Description of the task:
Count how many lines mention the word "with". Write that number alone.

Extracted information:
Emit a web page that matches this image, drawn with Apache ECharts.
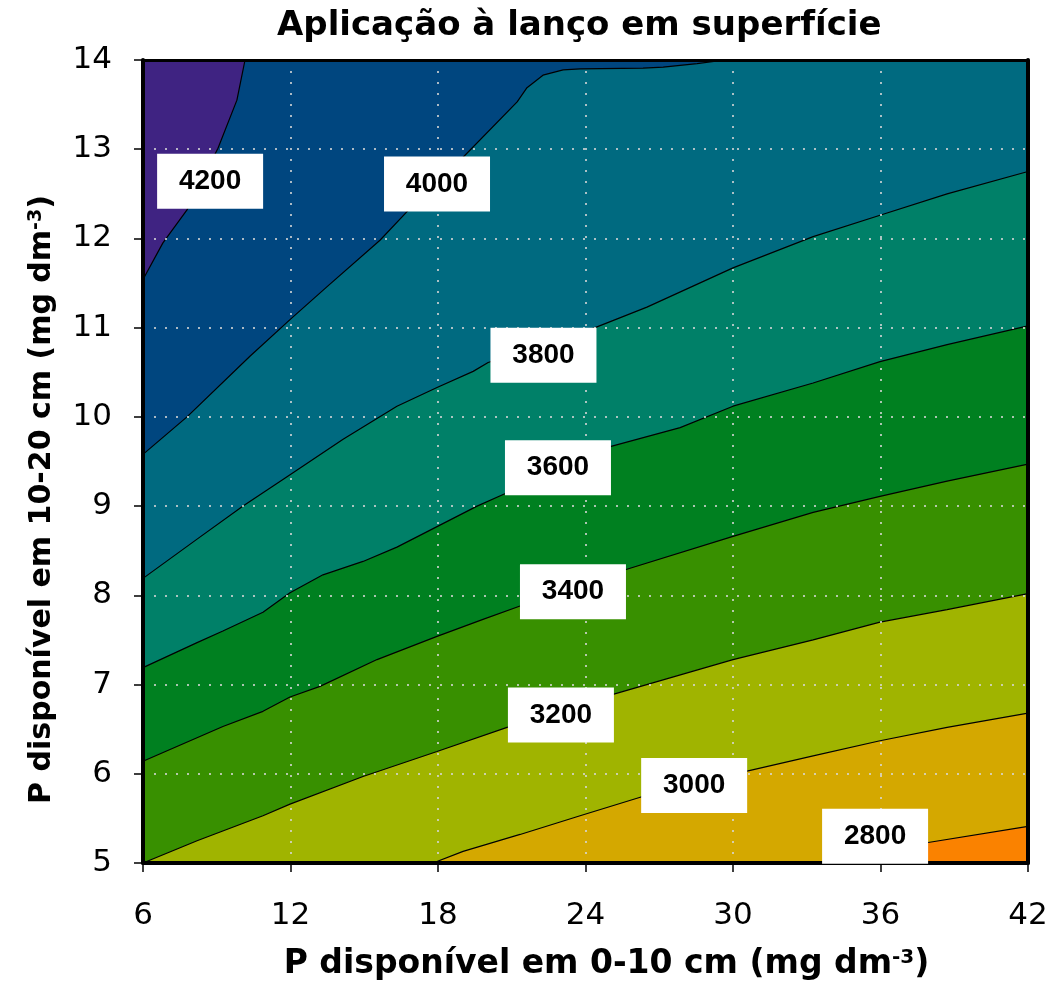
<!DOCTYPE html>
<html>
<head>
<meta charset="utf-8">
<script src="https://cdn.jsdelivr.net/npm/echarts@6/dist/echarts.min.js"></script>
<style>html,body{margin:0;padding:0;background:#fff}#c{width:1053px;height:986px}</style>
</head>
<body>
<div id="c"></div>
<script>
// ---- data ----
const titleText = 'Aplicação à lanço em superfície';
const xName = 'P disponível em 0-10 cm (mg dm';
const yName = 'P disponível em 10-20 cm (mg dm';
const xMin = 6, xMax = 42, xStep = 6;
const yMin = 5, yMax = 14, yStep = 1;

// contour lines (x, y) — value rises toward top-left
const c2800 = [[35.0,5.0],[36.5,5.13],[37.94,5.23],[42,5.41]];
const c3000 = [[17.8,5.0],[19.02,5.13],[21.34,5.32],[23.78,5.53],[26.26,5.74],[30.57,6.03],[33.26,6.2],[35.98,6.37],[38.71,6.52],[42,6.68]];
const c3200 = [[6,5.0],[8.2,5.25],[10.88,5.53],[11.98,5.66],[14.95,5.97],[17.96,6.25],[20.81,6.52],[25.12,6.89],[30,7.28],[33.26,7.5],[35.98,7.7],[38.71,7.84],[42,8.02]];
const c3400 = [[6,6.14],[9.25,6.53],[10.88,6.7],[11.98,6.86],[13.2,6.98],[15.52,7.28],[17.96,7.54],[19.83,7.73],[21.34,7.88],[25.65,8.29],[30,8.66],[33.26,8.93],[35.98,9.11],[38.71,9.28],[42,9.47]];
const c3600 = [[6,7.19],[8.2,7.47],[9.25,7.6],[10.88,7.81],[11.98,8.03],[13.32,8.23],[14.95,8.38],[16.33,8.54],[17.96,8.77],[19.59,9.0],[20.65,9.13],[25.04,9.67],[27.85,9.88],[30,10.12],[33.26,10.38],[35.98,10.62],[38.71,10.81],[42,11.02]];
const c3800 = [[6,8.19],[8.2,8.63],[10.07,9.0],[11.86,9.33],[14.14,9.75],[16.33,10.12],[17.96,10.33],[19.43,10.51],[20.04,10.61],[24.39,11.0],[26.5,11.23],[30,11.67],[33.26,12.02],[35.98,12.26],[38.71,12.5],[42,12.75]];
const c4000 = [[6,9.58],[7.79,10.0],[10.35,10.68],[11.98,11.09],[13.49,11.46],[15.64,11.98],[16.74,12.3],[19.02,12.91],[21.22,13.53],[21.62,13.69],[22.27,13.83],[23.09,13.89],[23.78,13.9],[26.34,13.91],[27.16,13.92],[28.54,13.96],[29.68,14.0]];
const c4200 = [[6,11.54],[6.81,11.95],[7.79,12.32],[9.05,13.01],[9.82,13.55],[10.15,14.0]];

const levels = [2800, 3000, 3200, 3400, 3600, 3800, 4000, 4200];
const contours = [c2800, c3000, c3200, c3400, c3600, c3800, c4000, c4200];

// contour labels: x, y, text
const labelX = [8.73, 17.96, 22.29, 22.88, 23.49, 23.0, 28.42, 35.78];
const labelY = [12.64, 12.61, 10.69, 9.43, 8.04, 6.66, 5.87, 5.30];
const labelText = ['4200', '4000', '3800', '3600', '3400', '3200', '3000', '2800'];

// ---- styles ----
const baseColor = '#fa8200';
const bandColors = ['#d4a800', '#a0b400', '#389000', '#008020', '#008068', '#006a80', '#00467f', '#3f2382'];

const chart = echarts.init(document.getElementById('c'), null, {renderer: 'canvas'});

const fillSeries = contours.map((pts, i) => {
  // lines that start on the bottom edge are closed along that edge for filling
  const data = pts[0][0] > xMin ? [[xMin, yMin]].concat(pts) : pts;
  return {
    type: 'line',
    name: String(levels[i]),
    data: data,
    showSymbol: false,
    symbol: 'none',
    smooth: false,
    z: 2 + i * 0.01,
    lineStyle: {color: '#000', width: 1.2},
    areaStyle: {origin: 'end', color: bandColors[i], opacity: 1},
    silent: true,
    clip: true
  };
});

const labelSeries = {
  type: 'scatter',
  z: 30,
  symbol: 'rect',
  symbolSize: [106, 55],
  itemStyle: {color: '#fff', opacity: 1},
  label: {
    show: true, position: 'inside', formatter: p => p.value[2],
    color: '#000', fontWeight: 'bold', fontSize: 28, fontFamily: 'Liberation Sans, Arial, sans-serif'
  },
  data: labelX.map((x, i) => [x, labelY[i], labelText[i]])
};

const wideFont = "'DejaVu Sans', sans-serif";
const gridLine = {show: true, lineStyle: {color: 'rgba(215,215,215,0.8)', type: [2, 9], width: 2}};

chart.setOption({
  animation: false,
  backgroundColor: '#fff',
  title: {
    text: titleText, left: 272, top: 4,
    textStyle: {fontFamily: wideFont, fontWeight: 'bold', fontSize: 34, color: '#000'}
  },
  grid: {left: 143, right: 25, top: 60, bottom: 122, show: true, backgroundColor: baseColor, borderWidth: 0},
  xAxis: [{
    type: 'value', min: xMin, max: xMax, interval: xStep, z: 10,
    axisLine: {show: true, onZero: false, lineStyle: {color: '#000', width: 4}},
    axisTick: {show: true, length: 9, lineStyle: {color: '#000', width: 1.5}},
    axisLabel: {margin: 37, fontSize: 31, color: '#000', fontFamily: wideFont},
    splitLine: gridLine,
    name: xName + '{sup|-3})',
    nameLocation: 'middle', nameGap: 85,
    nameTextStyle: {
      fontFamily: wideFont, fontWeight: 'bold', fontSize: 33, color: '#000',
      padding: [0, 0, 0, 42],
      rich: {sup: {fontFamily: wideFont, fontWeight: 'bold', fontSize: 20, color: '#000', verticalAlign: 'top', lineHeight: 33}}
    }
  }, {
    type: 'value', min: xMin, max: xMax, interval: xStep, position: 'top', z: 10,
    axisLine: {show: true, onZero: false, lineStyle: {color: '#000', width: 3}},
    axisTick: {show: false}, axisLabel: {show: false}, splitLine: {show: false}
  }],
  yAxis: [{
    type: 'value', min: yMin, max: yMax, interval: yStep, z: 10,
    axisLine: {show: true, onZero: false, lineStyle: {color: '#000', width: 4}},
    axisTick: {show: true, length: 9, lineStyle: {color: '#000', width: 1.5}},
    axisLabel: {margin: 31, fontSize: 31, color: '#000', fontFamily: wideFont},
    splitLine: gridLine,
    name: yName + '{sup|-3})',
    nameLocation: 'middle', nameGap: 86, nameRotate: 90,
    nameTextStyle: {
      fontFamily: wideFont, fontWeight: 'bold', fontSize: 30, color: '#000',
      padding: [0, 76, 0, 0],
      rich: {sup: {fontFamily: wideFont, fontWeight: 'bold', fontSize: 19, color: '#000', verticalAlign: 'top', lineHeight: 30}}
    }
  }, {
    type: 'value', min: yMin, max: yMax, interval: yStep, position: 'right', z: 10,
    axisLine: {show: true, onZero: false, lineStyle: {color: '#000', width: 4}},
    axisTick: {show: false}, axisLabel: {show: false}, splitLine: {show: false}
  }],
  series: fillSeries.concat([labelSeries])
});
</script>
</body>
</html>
...
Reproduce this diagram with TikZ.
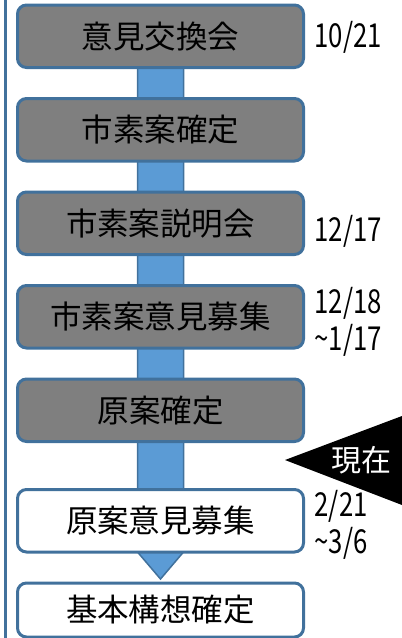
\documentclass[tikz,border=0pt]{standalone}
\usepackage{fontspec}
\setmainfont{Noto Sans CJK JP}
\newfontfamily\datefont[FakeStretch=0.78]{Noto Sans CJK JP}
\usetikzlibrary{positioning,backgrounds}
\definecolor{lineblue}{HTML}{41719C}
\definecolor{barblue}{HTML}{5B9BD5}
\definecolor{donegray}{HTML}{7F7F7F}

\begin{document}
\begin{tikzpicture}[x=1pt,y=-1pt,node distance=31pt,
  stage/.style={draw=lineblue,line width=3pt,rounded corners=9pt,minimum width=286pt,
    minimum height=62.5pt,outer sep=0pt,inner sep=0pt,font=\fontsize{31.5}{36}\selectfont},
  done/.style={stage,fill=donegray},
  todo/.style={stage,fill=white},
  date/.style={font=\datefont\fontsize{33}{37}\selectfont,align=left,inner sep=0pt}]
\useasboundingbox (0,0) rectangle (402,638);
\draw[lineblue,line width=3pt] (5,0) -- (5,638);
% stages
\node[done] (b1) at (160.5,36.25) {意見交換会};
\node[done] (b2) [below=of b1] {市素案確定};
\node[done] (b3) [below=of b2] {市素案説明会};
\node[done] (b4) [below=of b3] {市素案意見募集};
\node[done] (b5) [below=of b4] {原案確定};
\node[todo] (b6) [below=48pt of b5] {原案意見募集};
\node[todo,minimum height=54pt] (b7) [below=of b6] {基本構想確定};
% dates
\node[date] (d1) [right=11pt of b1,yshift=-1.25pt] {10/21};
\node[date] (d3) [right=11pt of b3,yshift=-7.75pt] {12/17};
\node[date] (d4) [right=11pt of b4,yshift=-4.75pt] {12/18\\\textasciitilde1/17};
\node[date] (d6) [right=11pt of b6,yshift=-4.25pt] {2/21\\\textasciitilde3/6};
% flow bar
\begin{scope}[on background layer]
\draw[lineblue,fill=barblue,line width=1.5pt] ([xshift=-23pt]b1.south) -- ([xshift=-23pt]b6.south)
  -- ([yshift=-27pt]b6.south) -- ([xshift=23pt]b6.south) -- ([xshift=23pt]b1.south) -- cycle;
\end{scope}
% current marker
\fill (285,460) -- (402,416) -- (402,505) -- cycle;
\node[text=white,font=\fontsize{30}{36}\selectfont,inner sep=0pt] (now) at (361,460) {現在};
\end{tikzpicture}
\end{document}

Answer to this task:
2